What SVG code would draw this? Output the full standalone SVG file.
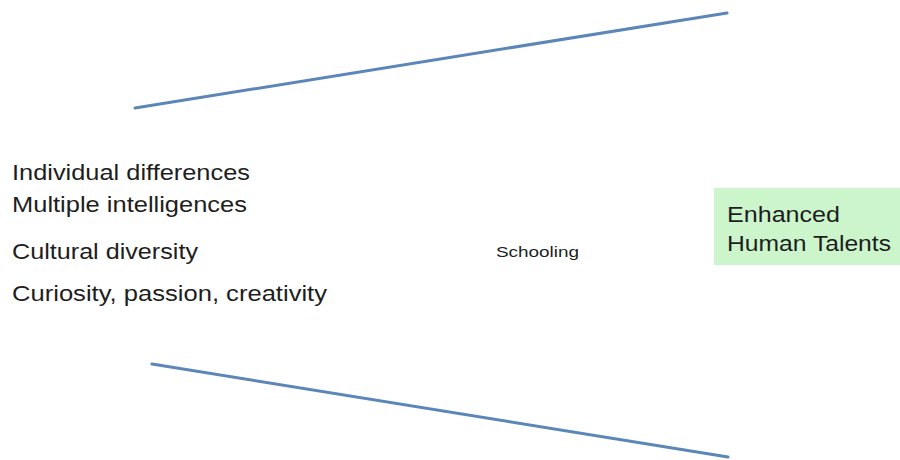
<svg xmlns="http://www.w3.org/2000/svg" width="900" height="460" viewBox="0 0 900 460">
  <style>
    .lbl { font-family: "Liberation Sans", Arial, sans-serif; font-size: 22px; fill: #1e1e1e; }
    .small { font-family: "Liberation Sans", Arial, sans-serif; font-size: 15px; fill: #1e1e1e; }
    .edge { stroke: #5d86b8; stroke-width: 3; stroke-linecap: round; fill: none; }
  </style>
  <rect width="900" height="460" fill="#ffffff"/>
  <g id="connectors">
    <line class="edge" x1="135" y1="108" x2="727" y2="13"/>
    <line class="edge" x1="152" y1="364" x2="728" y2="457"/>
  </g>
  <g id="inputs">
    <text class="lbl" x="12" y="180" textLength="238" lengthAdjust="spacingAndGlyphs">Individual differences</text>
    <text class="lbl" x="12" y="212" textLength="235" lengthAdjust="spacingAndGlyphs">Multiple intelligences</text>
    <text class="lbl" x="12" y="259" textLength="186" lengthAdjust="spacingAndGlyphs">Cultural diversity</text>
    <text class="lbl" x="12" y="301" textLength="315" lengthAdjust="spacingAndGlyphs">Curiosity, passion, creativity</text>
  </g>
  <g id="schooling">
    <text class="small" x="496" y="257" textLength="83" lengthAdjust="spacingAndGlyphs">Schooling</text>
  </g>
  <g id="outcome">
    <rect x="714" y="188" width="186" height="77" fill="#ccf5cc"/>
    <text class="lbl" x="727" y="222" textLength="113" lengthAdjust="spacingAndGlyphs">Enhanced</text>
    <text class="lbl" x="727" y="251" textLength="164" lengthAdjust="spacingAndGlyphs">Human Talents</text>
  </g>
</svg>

* * *

**Work to be completed:** In your copy, leave out the pictures and reproduce the material above exactly.

**Final result:**
What SVG code would draw this? Output the full standalone SVG file.
<svg xmlns="http://www.w3.org/2000/svg" width="900" height="460" viewBox="0 0 900 460">
  <style>
    .lbl { font-family: "Liberation Sans", Arial, sans-serif; font-size: 22px; fill: #1e1e1e; }
    .small { font-family: "Liberation Sans", Arial, sans-serif; font-size: 15px; fill: #1e1e1e; }
    .edge { stroke: #5d86b8; stroke-width: 3; stroke-linecap: round; fill: none; }
  </style>
  <rect width="900" height="460" fill="#ffffff"/>
  <g id="connectors">
    <line class="edge" x1="135" y1="108" x2="727" y2="13"/>
    <line class="edge" x1="152" y1="364" x2="728" y2="457"/>
  </g>
  <g id="inputs">
    <text class="lbl" x="12" y="180" textLength="238" lengthAdjust="spacingAndGlyphs">Individual differences</text>
    <text class="lbl" x="12" y="212" textLength="235" lengthAdjust="spacingAndGlyphs">Multiple intelligences</text>
    <text class="lbl" x="12" y="259" textLength="186" lengthAdjust="spacingAndGlyphs">Cultural diversity</text>
    <text class="lbl" x="12" y="301" textLength="315" lengthAdjust="spacingAndGlyphs">Curiosity, passion, creativity</text>
  </g>
  <g id="schooling">
    <text class="small" x="496" y="257" textLength="83" lengthAdjust="spacingAndGlyphs">Schooling</text>
  </g>
  <g id="outcome">
    <rect x="714" y="188" width="186" height="77" fill="#ccf5cc"/>
    <text class="lbl" x="727" y="222" textLength="113" lengthAdjust="spacingAndGlyphs">Enhanced</text>
    <text class="lbl" x="727" y="251" textLength="164" lengthAdjust="spacingAndGlyphs">Human Talents</text>
  </g>
</svg>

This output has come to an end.